The additional 1.5% spending basket is murkier. Rutte and many members argue that infrastructure used to deploy armies to the front must be included, as well as building up defense industries and preparing citizens for possible attacks.

“If a tank is not able to cross a bridge. If our societies are not prepared in case war breaks out for a whole of society approach. If we are not able to really develop the defense industrial base, then the 3.5% is great but you cannot really defend yourselves,” Rutte said this month.

Spain wanted climate change spending included, but that proposal was rejected. Cyber-security and counter-hybrid warfare investment should also make the cut. Yet with all the conjecture about what might be included, it’s difficult to see how Rutte arrived at this 1.5% figure.

The when, the how, and a cunning plan

It’s not enough to agree to spend more money. Many allies haven’t yet hit the 2% target, although most will this year, and they had a decade to get there. So an incentive is required.

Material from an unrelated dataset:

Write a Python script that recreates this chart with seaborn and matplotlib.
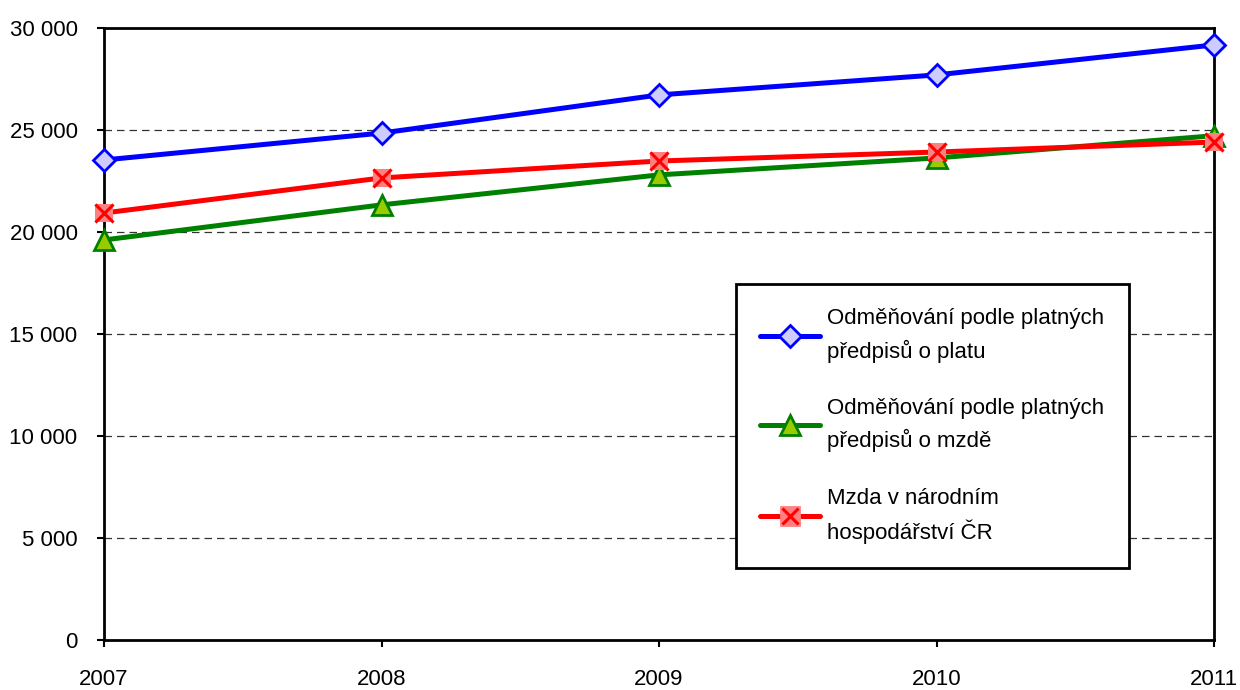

The date of 2032 has been floated as a deadline. That’s far shorter than previous NATO targets, but military planners estimate that Russian forces could be capable of launching an attack on an ally within 5-10 years.

The U.S. insists that it cannot be an open-ended pledge, and that a decade is too long. Still, Italy says it wants 10 years to hit the 5% target.

Another issue is how fast spending should be ramped up. “I have a cunning plan for that,” Rutte said. He wants the allies to submit annual plans that lay out how much they intend to increase spending by.

The reasons for the spending hike

For Europe, Russia’s war on Ukraine poses an existential threat. A major rise in sabotage, cyberattacks and GPS jamming incidents is blamed on Moscow. European leaders are girding their citizens for the possibility of more.

The United States also insists that China poses a threat. But for European people to back a hike in national defense spending, their governments require acknowledgement that the Kremlin remains NATO’s biggest security challenge.

The billions required for security will be raised by taxes, going into debt, or shuffling money from other budgets. But it won’t be easy for many, as Spain has shown.

On top of that, Trump has made things economically tougher by launching a global tariff war — ostensibly for U.S. national security reasons — something America’s allies find hard to fathom.